### Prompt
Write out, word for word, every line from the first one through the line that holds "plt.rcParams['font.family'] = ['Liberation", and nothing else; skip the pictures.
◇ ◇ ◇ ◇
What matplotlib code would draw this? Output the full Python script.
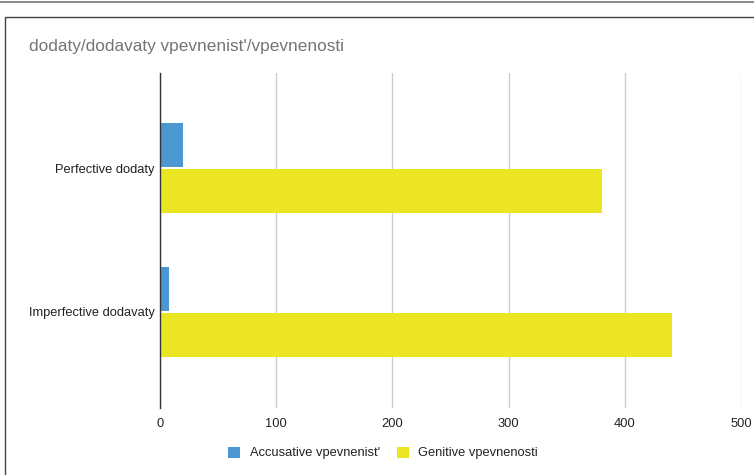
import matplotlib
matplotlib.use("Agg")
import matplotlib.pyplot as plt
from matplotlib.patches import Patch
from matplotlib.lines import Line2D

plt.rcParams['font.family'] = ['Liberation Sans', 'DejaVu Sans']

categories = ["Perfective dodaty", "Imperfective dodavaty"]
series_names = ["Accusative vpevnenist'", "Genitive vpevnenosti"]
accusative = [20, 8]
genitive = [380, 441]
x_ticks = [0, 100, 200, 300, 400, 500]
title = "dodaty/dodavaty vpevnenist'/vpevnenosti"

colors = ["#4A97D2", "#EBE524"]

W, H = 754, 475
fig = plt.figure(figsize=(W / 100, H / 100), dpi=100)

# outer decorations: top rule and chart frame
fig.add_artist(Line2D([0, 1], [1 - 1.5 / H, 1 - 1.5 / H], color="#777777", lw=1.2,
                      transform=fig.transFigure))
fig.add_artist(Line2D([4.5 / W, 4.5 / W, 1.01], [-0.01, 1 - 16.5 / H, 1 - 16.5 / H],
                      color="#444444", lw=1.0, transform=fig.transFigure))

ax = fig.add_axes([160 / W, 1 - 408 / H, (741 - 160) / W, (408 - 73) / H])

bar_h = 0.306
gap = 0.014
ys = list(range(len(categories)))
ax.barh([y - bar_h / 2 - gap / 2 for y in ys], accusative, height=bar_h,
        color=colors[0], zorder=3)
ax.barh([y + bar_h / 2 + gap / 2 for y in ys], genitive, height=bar_h,
        color=colors[1], zorder=3)

ax.set_xlim(0, 500)
ax.set_ylim(len(categories) - 1 + 0.667, -0.66)
ax.set_xticks(x_ticks)
ax.set_xticklabels([str(t) for t in x_ticks])
ax.set_yticks(ys)
ax.set_yticklabels(categories)
ax.tick_params(axis="both", length=0, labelsize=9.3, colors="#222222")
ax.tick_params(axis="x", pad=7.5)
ax.tick_params(axis="y", pad=4)
ax.grid(axis="x", color="#CCCCCC", lw=1.0, zorder=0)
for s in ["top", "right", "bottom"]:
    ax.spines[s].set_visible(False)
ax.spines["left"].set_color("#333333")
ax.spines["left"].set_linewidth(1.0)
ax.spines["left"].set_zorder(4)

fig.text(29 / W, 1 - 47 / H, title, fontsize=12.4, color="#757575",
         ha="left", va="center")

handles = [Patch(facecolor=c, edgecolor="none") for c in colors]
fig.legend(handles, series_names, ncol=2, loc="center",
           bbox_to_anchor=(383 / W, 1 - 453 / H), frameon=False,
           fontsize=9.3, handlelength=0.94, handleheight=0.94,
           handletextpad=0.7, columnspacing=1.33, labelcolor="#222222",
           borderpad=0)

fig.savefig("out.png", dpi=100, facecolor="white")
◇ ◇ ◇ ◇
### Response below
What matplotlib code would draw this? Output the full Python script.
import matplotlib
matplotlib.use("Agg")
import matplotlib.pyplot as plt
from matplotlib.patches import Patch
from matplotlib.lines import Line2D

plt.rcParams['font.family'] = ['Liberation Sans', 'DejaVu Sans']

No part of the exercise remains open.